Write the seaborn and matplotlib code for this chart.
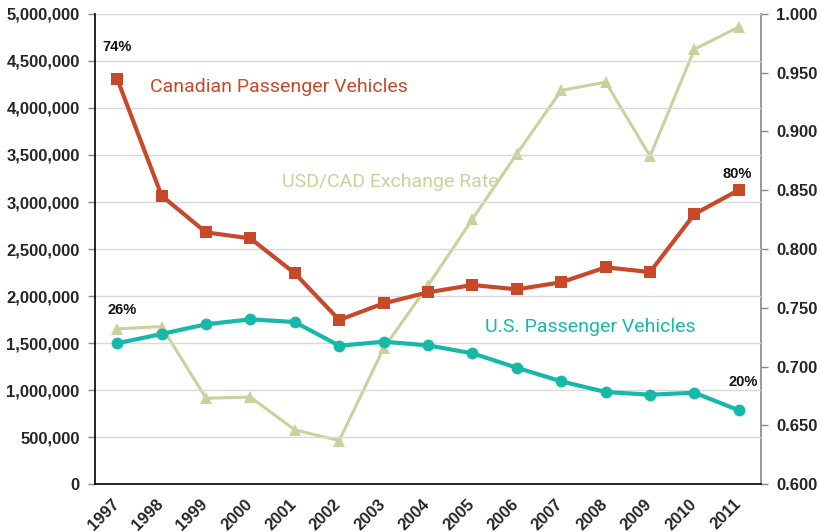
import matplotlib
matplotlib.use("Agg")
import matplotlib.pyplot as plt
import matplotlib.ticker as mticker
import matplotlib.transforms as mtransforms
import seaborn as sns
import pandas as pd
import numpy as np

years = ["1997", "1998", "1999", "2000", "2001", "2002", "2003", "2004",
         "2005", "2006", "2007", "2008", "2009", "2010", "2011"]
canadian = [4310000, 3067000, 2677000, 2613000, 2241000, 1745000, 1922000, 2039000,
            2117000, 2071000, 2146000, 2305000, 2255000, 2872000, 3128000]
us = [1497000, 1596000, 1699000, 1752000, 1723000, 1471000, 1514000, 1475000,
      1390000, 1237000, 1092000, 979000, 950000, 971000, 784000]
exchange = [0.732, 0.734, 0.673, 0.674, 0.646, 0.637, 0.7155, 0.769,
            0.8255, 0.881, 0.935, 0.942, 0.879, 0.970, 0.989]

c_can = "#C8492A"
c_us = "#16B9A8"
c_ex = "#C9D29C"

sns.set_theme(style="white")
plt.rcParams['font.family'] = ['Liberation Sans', 'DejaVu Sans']

df = pd.DataFrame({"idx": np.arange(len(years)), "year": years,
                   "canadian": canadian, "us": us, "exchange": exchange})

fig = plt.figure(figsize=(8.21, 5.32), dpi=100)
ax = fig.add_axes([0.1157, 0.0902, 0.927 - 0.1157, 0.9737 - 0.0902])
ax2 = ax.twinx()

ax2.set_zorder(0)
ax.set_zorder(1)
ax.patch.set_visible(False)

sns.lineplot(data=df, x="idx", y="exchange", ax=ax2, color=c_ex, marker="^",
             markersize=8, markeredgewidth=0, linewidth=2.2)
sns.lineplot(data=df, x="idx", y="canadian", ax=ax, color=c_can, marker="s",
             markersize=8, markeredgewidth=0, linewidth=3)
sns.lineplot(data=df, x="idx", y="us", ax=ax, color=c_us, marker="o",
             markersize=8.5, markeredgewidth=0, linewidth=3)

n = len(years)
ax.set_xlim(-0.5, n - 0.5)
ax.set_ylim(0, 5000000)
ax2.set_ylim(0.6, 1.0)

ax.set_yticks(np.arange(0, 5000001, 500000))
ax.yaxis.set_major_formatter(mticker.FuncFormatter(lambda v, p: f"{int(v):,}"))
ax2.set_yticks(np.arange(0.6, 1.0001, 0.05))
ax2.yaxis.set_major_formatter(mticker.FuncFormatter(lambda v, p: f"{v:.3f}"))

ax.set_xticks(np.arange(-0.5, n), minor=True)
ax.set_xticks(np.arange(n))
ax.set_xticklabels(years, rotation=45, ha="right", rotation_mode="anchor",
                   fontsize=12, fontweight="bold")
ax.tick_params(axis="x", which="major", length=0, pad=9)
ax.tick_params(axis="x", which="minor", length=5, color="#888888", width=1, direction="out")
ax.tick_params(axis="y", length=5, color="#888888", width=1, direction="out",
               labelsize=12, pad=6)
ax2.tick_params(axis="y", length=5, color="#888888", width=1, direction="out",
                labelsize=12, pad=6)
for lab in ax.get_yticklabels() + ax2.get_yticklabels():
    lab.set_fontweight("bold")
shift = mtransforms.ScaledTranslation(-6 / 100, 0, fig.dpi_scale_trans)
for lab in ax.get_xticklabels():
    lab.set_transform(lab.get_transform() + shift)

ax.grid(axis="y", color="#D9D9D9", linewidth=1)
ax2.grid(False)
ax.set_xlabel("")
ax.set_ylabel("")
ax2.set_ylabel("")

for a in (ax, ax2):
    a.spines["top"].set_visible(False)
ax.spines["left"].set_color("black")
ax.spines["bottom"].set_color("black")
ax.spines["right"].set_visible(False)
ax2.spines["left"].set_visible(False)
ax2.spines["bottom"].set_visible(False)
ax2.spines["right"].set_color("#888888")
ax2.spines["right"].set_linewidth(1.2)
ax.spines["left"].set_linewidth(1.2)
ax.spines["bottom"].set_linewidth(1.2)

lblfont = ['Roboto', 'Liberation Sans', 'DejaVu Sans']
ax.text(0.74, 4223000, "Canadian Passenger Vehicles", color=c_can, fontsize=14,
        family=lblfont, va="center", ha="left")
ax.text(3.71, 3213000, "USD/CAD Exchange Rate", color=c_ex, fontsize=14,
        family=lblfont, va="center", ha="left")
ax.text(8.28, 1670000, "U.S. Passenger Vehicles", color=c_us, fontsize=14,
        family=lblfont, va="center", ha="left")

for x, y, s in [(0.0, 4649000, "74%"), (0.1, 1851000, "26%"),
                (13.96, 3298000, "80%"), (14.1, 1088000, "20%")]:
    ax.text(x, y, s, fontsize=10.5, fontweight="bold", ha="center", va="center",
            color="#111111")

fig.savefig("out.png", dpi=100)
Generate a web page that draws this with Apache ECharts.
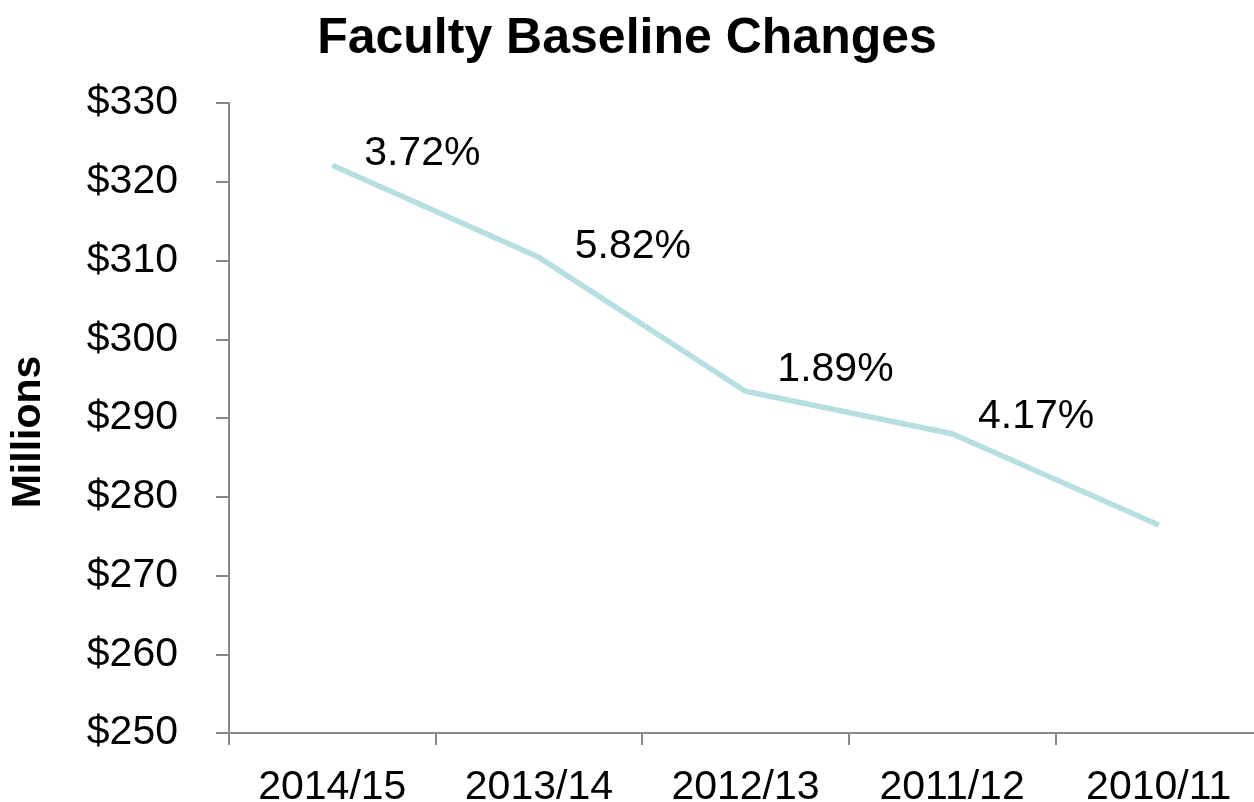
<!DOCTYPE html>
<html>
<head>
<meta charset="utf-8">
<script src="https://cdn.jsdelivr.net/npm/echarts@6/dist/echarts.min.js"></script>
<style>html,body{margin:0;padding:0;background:#fff;}#chart{width:1254px;height:802px;}</style>
</head>
<body>
<div id="chart"></div>
<script>
const categories = ['2014/15', '2013/14', '2012/13', '2011/12', '2010/11'];
const values = [322.1, 310.4, 293.4, 288.0, 276.4];
const pctLabels = ['3.72%', '5.82%', '1.89%', '4.17%', ''];
const yTicks = [250, 260, 270, 280, 290, 300, 310, 320, 330];

const labelOffsets = [[90, -12], [94, -11], [90, -22], [84, -17], [0, 0]];
const font = 'Arial, "Liberation Sans", sans-serif';
const axisColor = '#898989';

const chart = echarts.init(document.getElementById('chart'));
chart.setOption({
  animation: false,
  backgroundColor: '#ffffff',
  title: {
    text: 'Faculty Baseline Changes',
    left: 'center',
    top: 9,
    textStyle: { fontFamily: font, fontSize: 50, fontWeight: 'bold', color: '#000' }
  },
  grid: { left: 229, top: 103, bottom: 69, right: -8, containLabel: false, outerBoundsMode: 'none' },
  xAxis: {
    type: 'category',
    data: categories,
    boundaryGap: true,
    axisLine: { lineStyle: { color: axisColor, width: 2 } },
    axisTick: { show: true, length: 12, lineStyle: { color: axisColor, width: 2 } },
    axisLabel: { fontFamily: font, fontSize: 41, color: '#000', margin: 34 },
    splitLine: { show: false }
  },
  yAxis: {
    type: 'value',
    min: yTicks[0],
    max: yTicks[yTicks.length - 1],
    interval: 10,
    axisLine: { show: true, lineStyle: { color: axisColor, width: 2 } },
    axisTick: { show: true, length: 13, lineStyle: { color: axisColor, width: 2 } },
    axisLabel: { fontFamily: font, fontSize: 41, color: '#000', margin: 51, formatter: v => '$' + v },
    splitLine: { show: false }
  },
  graphic: [{
    type: 'text',
    x: 29,
    y: 432,
    rotation: Math.PI / 2,
    style: {
      text: 'Millions',
      fontFamily: font,
      fontSize: 41,
      fontWeight: 'bold',
      fill: '#000',
      align: 'center',
      verticalAlign: 'middle'
    }
  }],
  series: [{
    type: 'line',
    data: values.map((v, i) => ({
      value: v,
      label: { offset: labelOffsets[i] }
    })),
    symbol: 'circle',
    symbolSize: 1,
    showSymbol: true,
    itemStyle: { color: 'rgba(0,0,0,0)' },
    lineStyle: { color: '#B7DEE1', width: 5.5 },
    label: {
      show: true,
      position: 'inside',
      formatter: p => pctLabels[p.dataIndex],
      fontFamily: font,
      fontSize: 41,
      color: '#000'
    }
  }]
});
</script>
</body>
</html>
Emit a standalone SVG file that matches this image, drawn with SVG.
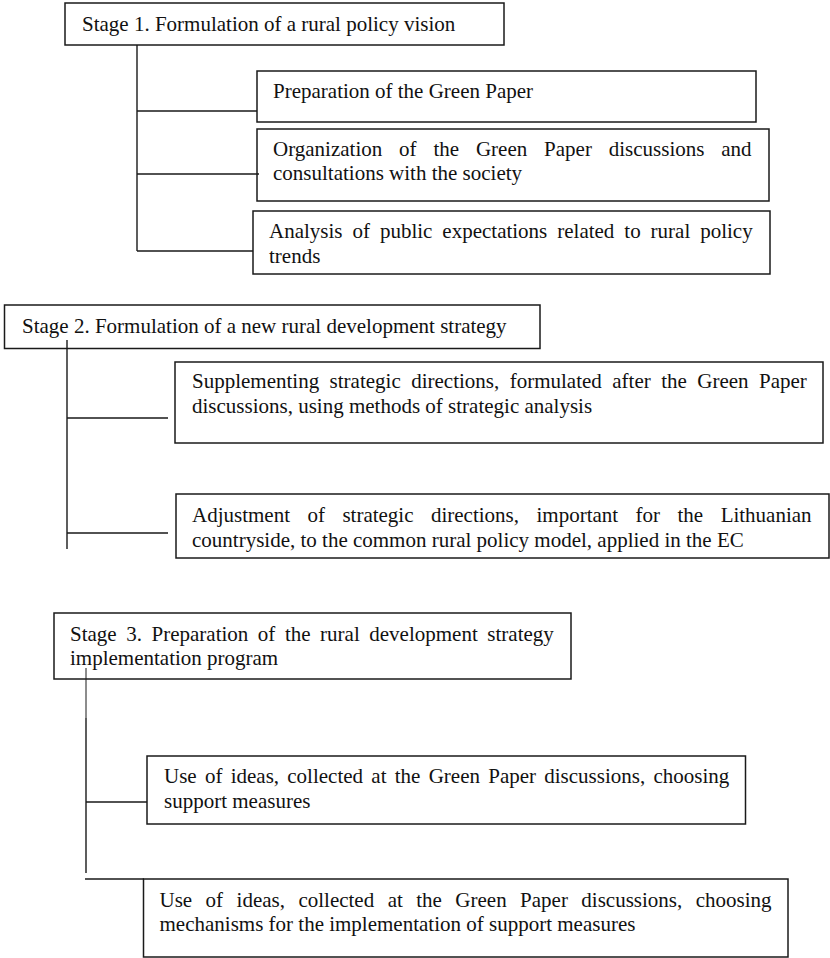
<svg xmlns="http://www.w3.org/2000/svg" width="830" height="958" viewBox="0 0 830 958">
<style>
.box{fill:#fff;stroke:#1a1a1a;stroke-width:1.5}
.ln{fill:none;stroke:#1a1a1a;stroke-width:1.4}
.thin{fill:none;stroke:#1a1a1a;stroke-width:1}
text{font-family:"Liberation Serif","Times New Roman",serif;font-size:21px;fill:#111}
</style>
<rect width="830" height="958" fill="#fff"/>
<g id="stage1">
<rect class="box" x="65" y="3" width="439" height="42"/>
<text x="82" y="31">Stage 1. Formulation of a rural policy vision</text>
</g>
<g id="s1-preparation">
<rect class="box" x="257" y="71" width="499" height="51"/>
<text x="273" y="98">Preparation of the Green Paper</text>
</g>
<g id="s1-organization">
<rect class="box" x="257" y="129" width="512" height="72"/>
<text x="273" y="156" word-spacing="11.6">Organization of the Green Paper discussions and</text>
<text x="273" y="180">consultations with the society</text>
</g>
<g id="s1-analysis">
<rect class="box" x="253" y="211" width="517" height="63"/>
<text x="269" y="238" word-spacing="4.7">Analysis of public expectations related to rural policy</text>
<text x="269" y="263">trends</text>
</g>
<g id="stage2">
<rect class="box" x="4.5" y="305" width="535.5" height="43.5"/>
<text x="22" y="333">Stage 2. Formulation of a new rural development strategy</text>
</g>
<g id="s2-supplementing">
<rect class="box" x="175" y="362" width="648" height="81"/>
<text x="192" y="388" word-spacing="5.2">Supplementing strategic directions, formulated after the Green Paper</text>
<text x="192" y="413">discussions, using methods of strategic analysis</text>
</g>
<g id="s2-adjustment">
<rect class="box" x="176" y="494" width="653" height="64"/>
<text x="192" y="522" word-spacing="12.2">Adjustment of strategic directions, important for the Lithuanian</text>
<text x="192" y="547">countryside, to the common rural policy model, applied in the EC</text>
</g>
<g id="stage3">
<rect class="box" x="54" y="613" width="517" height="66"/>
<text x="70" y="641" word-spacing="4.3">Stage 3. Preparation of the rural development strategy</text>
<text x="70" y="665">implementation program</text>
</g>
<g id="s3-support">
<rect class="box" x="147" y="756" width="598.5" height="68"/>
<text x="164" y="783" word-spacing="3">Use of ideas, collected at the Green Paper discussions, choosing</text>
<text x="164" y="808">support measures</text>
</g>
<g id="s3-mechanisms">
<rect class="box" x="143.5" y="879" width="644.5" height="78"/>
<text x="159.5" y="907" word-spacing="8.2">Use of ideas, collected at the Green Paper discussions, choosing</text>
<text x="159.5" y="931">mechanisms for the implementation of support measures</text>
</g>
<g id="connectors">
<path class="ln" d="M137 45V251M137 111H257M137 174H259M137 251H253"/>
<path class="ln" d="M67 340V549M67 418H168M67 533H168"/>
<path class="thin" d="M86 668V718"/>
<path class="ln" d="M86 718V873M86 802H147M85 879H144"/>
</g>
</svg>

Exercise prompt: Everything from the top line of the data down to and including the line with "markersize=8.5, markeredgewidth=0, linewidth=3)" is to be copied, except the pictures.

Expected answer:
Write the seaborn and matplotlib code for this chart.
import matplotlib
matplotlib.use("Agg")
import matplotlib.pyplot as plt
import matplotlib.ticker as mticker
import matplotlib.transforms as mtransforms
import seaborn as sns
import pandas as pd
import numpy as np

years = ["1997", "1998", "1999", "2000", "2001", "2002", "2003", "2004",
         "2005", "2006", "2007", "2008", "2009", "2010", "2011"]
canadian = [4310000, 3067000, 2677000, 2613000, 2241000, 1745000, 1922000, 2039000,
            2117000, 2071000, 2146000, 2305000, 2255000, 2872000, 3128000]
us = [1497000, 1596000, 1699000, 1752000, 1723000, 1471000, 1514000, 1475000,
      1390000, 1237000, 1092000, 979000, 950000, 971000, 784000]
exchange = [0.732, 0.734, 0.673, 0.674, 0.646, 0.637, 0.7155, 0.769,
            0.8255, 0.881, 0.935, 0.942, 0.879, 0.970, 0.989]

c_can = "#C8492A"
c_us = "#16B9A8"
c_ex = "#C9D29C"

sns.set_theme(style="white")
plt.rcParams['font.family'] = ['Liberation Sans', 'DejaVu Sans']

df = pd.DataFrame({"idx": np.arange(len(years)), "year": years,
                   "canadian": canadian, "us": us, "exchange": exchange})

fig = plt.figure(figsize=(8.21, 5.32), dpi=100)
ax = fig.add_axes([0.1157, 0.0902, 0.927 - 0.1157, 0.9737 - 0.0902])
ax2 = ax.twinx()

ax2.set_zorder(0)
ax.set_zorder(1)
ax.patch.set_visible(False)

sns.lineplot(data=df, x="idx", y="exchange", ax=ax2, color=c_ex, marker="^",
             markersize=8, markeredgewidth=0, linewidth=2.2)
sns.lineplot(data=df, x="idx", y="canadian", ax=ax, color=c_can, marker="s",
             markersize=8, markeredgewidth=0, linewidth=3)
sns.lineplot(data=df, x="idx", y="us", ax=ax, color=c_us, marker="o",
             markersize=8.5, markeredgewidth=0, linewidth=3)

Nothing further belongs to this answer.